Some governments have worked to carry out evacuation flights for their nationals in Israel. South Korea told VOA's Korean service it expected a flight with 300 of its citizens to arrive in Seoul early Wednesday.
The United Nations said more than 187,000 of the 2.3 million people living in Gaza have been internally displaced.
The leaders of Britain, France, Germany, Italy, and the United States issued a joint statement expressing "united support to the State of Israel, and our unequivocal condemnation of Hamas and its appalling acts of terrorism."

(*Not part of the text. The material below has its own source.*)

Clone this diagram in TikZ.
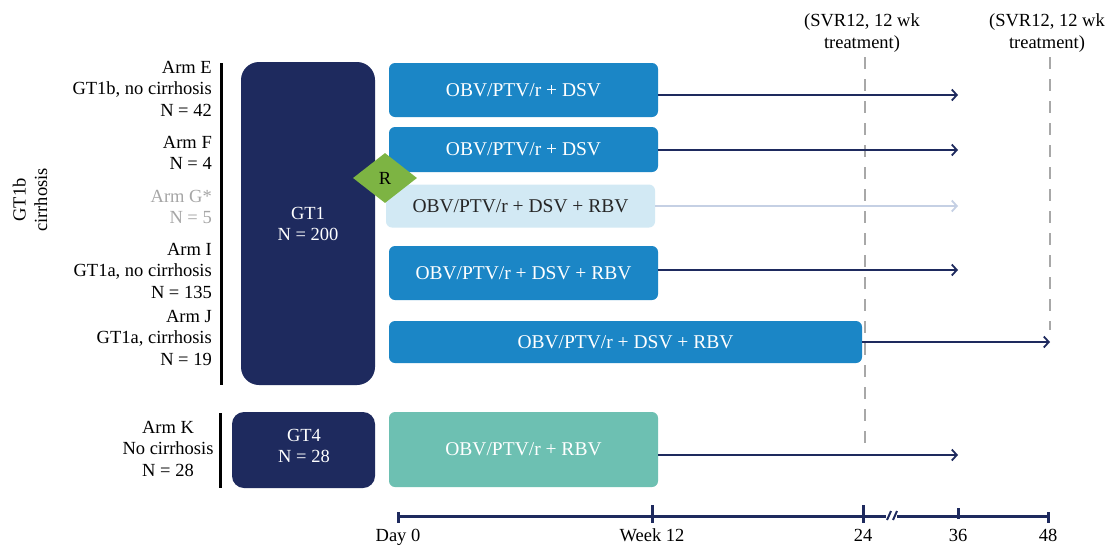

"All of us recognize the legitimate aspirations of the Palestinian people and support equal measures of justice and freedom for Israelis and Palestinians alike. But make no mistake: Hamas does not represent those aspirations, and it offers nothing for the Palestinian people other than more terror and bloodshed," the statement said.
Ari Harow, former chief of staff to Netanyahu, told VOA's Deewa service that Israel had no choice when entering the conflict, with Hamas militants attacking one of the holiest days on the Jewish calendar.
"This is not something that Israel had planned for or had wanted," Harow said. "But once we have been dragged into this and once war was declared, the goal is one and very clear, and that is to destroy the terror infrastructure in Gaza forever, to make sure that the people of Israel, the citizens of Israel, don't have to face this type of brutality ever again."
Ukrainian President Volodymyr Zelenskyy drew a parallel between Russia's invasion of his country and the Hamas attack on Israel.
"The same evil and the only difference is that there is a terrorist organization that attacked Israel, and here is a terrorist state that attacked Ukraine," Zelenskyy said in a video address Monday to a NATO parliamentary assembly in Copenhagen.
Gaith al-Omari, senior fellow at the Washington Institute for Near East Policy, told VOA that Russia will try to use the Israel-Hamas conflict to sever international support for Ukraine.
"If Israel conducts the war in a way that minimizes civilian casualties, I believe it will continue having international support," al-Omari said. "Yet however, if they use unreasonable force, then the shift will change. In the meantime, yes, Russia will try to break the consensus. China will also try to break the consensus. This is going to be a test for the U.S. too."